Católicos creyentes de diferentes credos y tradiciones religiosas, así como librepensadores, han manifestado su beneplácito al conocer la decisión del Papa de visitar nuestra patria en 2016, considerando que seguramente vendrá a animarnos en la Misión Continental y a comprometernos en la construcción de un México mejor para todos.
Para mí ha sido significativo que el anuncio se haya dado en la memoria de un personaje brillante y poliédrico que en su tiempo tuvo todo el poder en lo temporal y en lo espiritual y que hizo que las cosas marcharan bien: el beato Juan de Palafox y Mendoza.
Fruto de un embarazo no deseado, Juan vio la luz en Fitero, Navarra, en 1600. Para ocultar su nacimiento, una criada intentó deshacerse del niño, pero fue descubierta por el encargado de los baños, quien cuidó del pequeño hasta que fue reconocido por su padre, el cual procuró una esmerada educación para su hijo, que alcanzó el grado de doctor en derecho.
Brillante y carismático, el joven administrador del Marquesado de Ariza, fue nombrado por el rey, fiscal en el Consejo de Guerra y fiscal del Consejo de Indias.

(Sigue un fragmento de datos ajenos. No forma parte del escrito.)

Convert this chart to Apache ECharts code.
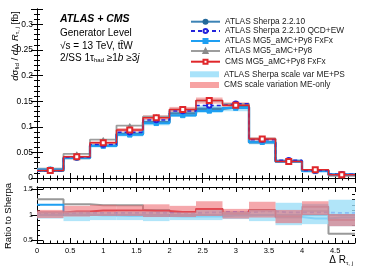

Tras una existencia superficial y desenfrenada, consciente de que sólo Dios puede hacer la vida plena para siempre, se dejó encontrar por él y ser canal de su amor.
Más tarde, sintiendo la llamada divina recibió la ordenación sacerdotal y en 1639 fue consagrado obispo de Puebla, a la que llegó en 1640 con el encargo del rey de ser presidente de la Real Audiencia, juez de Residencia y luego virrey de la Nueva España, capitán general de todas sus fuerzas militares y arzobispo electo de México.

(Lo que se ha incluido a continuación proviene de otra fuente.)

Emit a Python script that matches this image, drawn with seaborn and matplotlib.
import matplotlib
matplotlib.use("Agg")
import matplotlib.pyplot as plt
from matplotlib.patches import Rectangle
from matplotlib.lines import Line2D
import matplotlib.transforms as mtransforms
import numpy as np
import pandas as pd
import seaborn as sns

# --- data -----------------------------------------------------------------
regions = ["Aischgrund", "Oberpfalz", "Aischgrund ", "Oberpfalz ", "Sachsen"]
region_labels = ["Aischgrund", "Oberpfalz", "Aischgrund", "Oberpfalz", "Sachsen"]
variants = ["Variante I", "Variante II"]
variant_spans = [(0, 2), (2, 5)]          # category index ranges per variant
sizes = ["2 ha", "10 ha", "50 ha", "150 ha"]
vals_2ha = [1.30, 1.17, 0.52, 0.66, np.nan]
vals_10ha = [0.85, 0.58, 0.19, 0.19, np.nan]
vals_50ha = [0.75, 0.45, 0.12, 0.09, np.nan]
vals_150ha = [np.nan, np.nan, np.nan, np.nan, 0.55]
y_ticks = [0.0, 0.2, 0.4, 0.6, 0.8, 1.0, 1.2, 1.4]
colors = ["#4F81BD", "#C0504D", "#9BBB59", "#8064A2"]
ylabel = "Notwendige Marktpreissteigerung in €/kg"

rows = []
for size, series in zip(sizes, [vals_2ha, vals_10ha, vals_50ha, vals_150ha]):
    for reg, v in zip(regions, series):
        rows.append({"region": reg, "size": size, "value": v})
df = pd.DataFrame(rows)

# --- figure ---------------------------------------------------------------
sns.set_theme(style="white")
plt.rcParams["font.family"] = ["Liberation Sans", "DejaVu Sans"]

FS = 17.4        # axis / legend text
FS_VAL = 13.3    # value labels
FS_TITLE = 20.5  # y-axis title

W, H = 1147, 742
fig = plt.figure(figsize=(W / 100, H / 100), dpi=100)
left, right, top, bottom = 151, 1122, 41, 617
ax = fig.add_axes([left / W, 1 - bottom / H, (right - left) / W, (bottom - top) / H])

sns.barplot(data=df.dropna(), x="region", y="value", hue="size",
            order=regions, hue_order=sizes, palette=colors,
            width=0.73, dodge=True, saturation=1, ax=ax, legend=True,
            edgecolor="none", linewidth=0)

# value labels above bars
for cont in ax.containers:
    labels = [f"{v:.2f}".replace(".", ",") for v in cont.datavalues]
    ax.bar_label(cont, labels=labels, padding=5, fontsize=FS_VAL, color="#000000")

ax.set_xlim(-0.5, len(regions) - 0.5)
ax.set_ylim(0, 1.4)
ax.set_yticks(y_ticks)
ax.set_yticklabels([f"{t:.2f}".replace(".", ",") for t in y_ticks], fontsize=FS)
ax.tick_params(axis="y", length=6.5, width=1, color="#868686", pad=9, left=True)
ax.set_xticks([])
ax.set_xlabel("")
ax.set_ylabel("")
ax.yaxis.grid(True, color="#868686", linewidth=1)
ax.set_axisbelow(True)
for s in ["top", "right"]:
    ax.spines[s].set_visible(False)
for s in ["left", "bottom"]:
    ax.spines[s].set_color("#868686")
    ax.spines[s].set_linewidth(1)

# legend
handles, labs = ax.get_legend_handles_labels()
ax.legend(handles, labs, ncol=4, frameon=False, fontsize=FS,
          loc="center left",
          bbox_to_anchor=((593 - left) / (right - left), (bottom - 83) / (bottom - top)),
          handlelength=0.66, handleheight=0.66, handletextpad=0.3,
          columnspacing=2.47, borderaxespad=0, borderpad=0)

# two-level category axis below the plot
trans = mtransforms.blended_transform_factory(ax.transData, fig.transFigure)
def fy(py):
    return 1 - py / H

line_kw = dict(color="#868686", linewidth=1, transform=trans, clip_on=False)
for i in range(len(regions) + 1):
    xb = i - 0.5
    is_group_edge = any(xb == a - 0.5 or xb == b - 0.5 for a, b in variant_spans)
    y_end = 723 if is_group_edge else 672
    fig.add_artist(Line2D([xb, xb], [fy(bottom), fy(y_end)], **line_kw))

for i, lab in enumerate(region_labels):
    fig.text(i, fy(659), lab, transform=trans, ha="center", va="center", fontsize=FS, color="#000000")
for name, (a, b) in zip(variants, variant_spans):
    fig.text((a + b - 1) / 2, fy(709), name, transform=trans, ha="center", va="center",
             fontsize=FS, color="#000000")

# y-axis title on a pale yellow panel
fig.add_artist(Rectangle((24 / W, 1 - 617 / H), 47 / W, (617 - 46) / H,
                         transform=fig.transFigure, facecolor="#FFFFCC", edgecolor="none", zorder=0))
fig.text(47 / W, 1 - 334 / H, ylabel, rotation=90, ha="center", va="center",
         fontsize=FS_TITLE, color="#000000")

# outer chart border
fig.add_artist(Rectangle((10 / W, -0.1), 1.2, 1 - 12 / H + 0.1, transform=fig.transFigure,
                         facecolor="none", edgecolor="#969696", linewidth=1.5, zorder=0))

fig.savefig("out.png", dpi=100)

Convencido de que Dios lo enviaba para “arrancar lo malo y plantar lo bueno”, puso freno a los abusos y las corrupciones. Promovió a los pobres y a los indígenas. Evangelizó, oró, celebró la fe y guió a los fieles. Impulsó el arte y la formación del clero. Fundó el hoy llamado Seminario Palafoxiano, al que obsequió su gran biblioteca conocida como “Palafoxiana”, que puso al servicio de toda la gente. Reinició la construcción de la Catedral y la consagró. Erigió muchos templos, hospitales y edificaciones. Redactó numerosas obras.
“Yo goberné un tiempo la Nueva España, entera, en lo espiritual y temporal –escribió– y todo andaba derecho (…) cada uno acudía a lo que le tocaba (…) porque sabían que amaba lo bueno y aborrecía lo malo”.
Esta fidelidad a la verdad y la justicia le ganaron muchos enemigos, los que, luego de una serie de enfrentamientos, lograron que el rey le ordenara volver a España en 1649. Cinco años después fue designado al Obispado de El Burgo de Osma, donde murió en 1659.
Ojalá el ejemplo de Palafox nos impulse a dejarnos amar por Dios, para, llenos de su amor, amarlo a él, amarnos a nosotros mismos y a los demás, y así, arrancar lo malo y plantar lo bueno.